CLA AND SOCIAL JUSTICE: BLACK LIVES MATTER

August 1, 2021

In light of the recent protests and statements in support of Black Lives Matter and other anti-racist organizing efforts, the College of Liberal Arts is highlighting how its courses incorporate issues related to Black Lives Matter. We will highlight one course each month.  You can view all of our courses here: https://cla.csulb.edu/black-lives-matter/

See the description below detailing how CLA faculty advance the anti-racist messaging of Black Lives Matter through assignments, readings, and pedagogical practices that affirm the lives, history, and culture of Black people across the globe. Descriptions fall into one of three categories—Long-Standing Practices, Recent Changes, and Future Plans—designed to demonstrate the ongoing nature of anti-racist efforts:

Instructor: Violet Gregory
Course: English 100B

I have always used readings that focus on the ways students of color move through the University, but this year I am working to better use my classroom as an ally to my community.

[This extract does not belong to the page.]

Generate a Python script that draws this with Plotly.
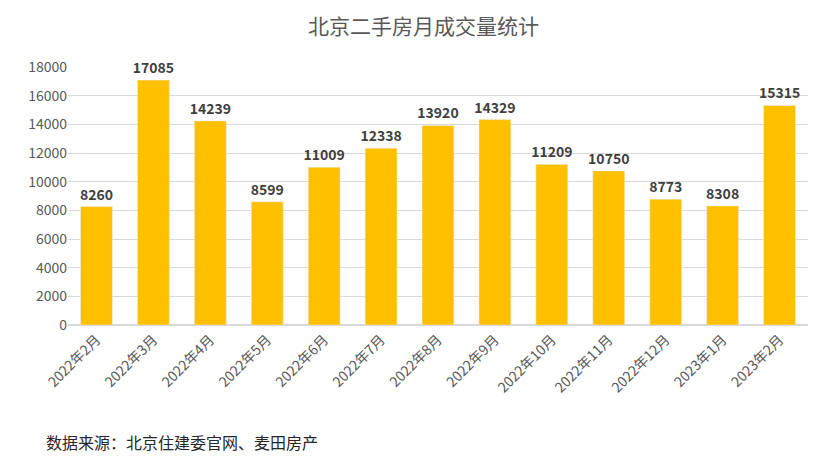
import plotly.graph_objects as go

months = ["2022年2月","2022年3月","2022年4月","2022年5月","2022年6月","2022年7月","2022年8月",
          "2022年9月","2022年10月","2022年11月","2022年12月","2023年1月","2023年2月"]
volumes = [8260,17085,14239,8599,11009,12338,13920,14329,11209,10750,8773,8308,15315]

fig = go.Figure(go.Bar(
    x=months, y=volumes, marker_color="#FFC000", width=0.56,
    text=[str(v) for v in volumes], textposition="outside", cliponaxis=False,
    textangle=0, constraintext="none",
    textfont=dict(family="Noto Sans CJK SC", size=14, color="#404040", weight="bold"),
))
fig.update_layout(
    width=831, height=471, margin=dict(l=60, r=31, t=59, b=154),
    paper_bgcolor="white", plot_bgcolor="white",
    font=dict(family="Noto Sans CJK SC", color="#595959"),
    title=dict(text="北京二手房月成交量统计", x=0.5, xanchor="center", y=0.975,
               font=dict(size=21, color="#595959")),
    yaxis=dict(range=[0, 18000], dtick=2000, tickformat="d", gridcolor="#D9D9D9",
               tickfont=dict(size=14), automargin=False,
               zeroline=True, zerolinecolor="#D9D9D9", ticks=""),
    xaxis=dict(tickangle=-45, tickfont=dict(size=14), showline=True, linecolor="#D9D9D9",
               automargin=False),
    showlegend=False,
)
fig.add_annotation(text="数据来源：北京住建委官网、麦田房产", xref="paper", yref="paper",
                   x=-0.033, y=-0.455, xanchor="left", yanchor="middle", showarrow=False,
                   font=dict(size=16, color="#262626"))
fig.write_html("out.html")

English 100B is a composition course, yet it also provides a space where all students can engage with texts, speeches, and other forms of art about people of color, by people of color. We investigate Malcom X’s journey to literacy, the rhetoric of Dr Martin Luther King’s speeches, and other works from the Black, Indigenous, and POC community.

Now, the connections between media, text, literature, and social justice are becoming more widely acknowledged. This interrelation between media and political change necessitates an understanding of intersectional identity. I work with my students to develop this nuanced view of race and identity in the U.S. while also improving their communication, and critical thinking skills.

During the scholar’s strike of Spring 2020 my students and I took the day to watch Baratunde Thurston’s 2009 TED talk “How to Deconstruct racism, one headline at a time.” Not only did this allow us to see and engage in complex conversations about race, racism, and the media; it also helped us create an understanding of systems of power embedded in language.

Thurston’s talk focuses on police brutality and the systematic disenfranchisement of the Black and POC communities at large. His research diagramed news headlines to parse the stories, and challenges us to look closely and power in these headlines in order to “change the action, which changes the story, which changes the system that allows those stories to happen.”

We then used Thurston’s still-growing database at baratunde.com/livingwhileblack to find local headlines that demonstrate this power struggle. The class investigated the rhetoric within those new stories to see who had power/authority/agency, and who was being silenced/misrepresented in the media coverage.

Uncovering these “unseen” structures of power in language then led to a larger intersectional research project that explored the University system where students explored how issues or race, class, culture, language, tradition, and identity make each student’s experience unique on our campus.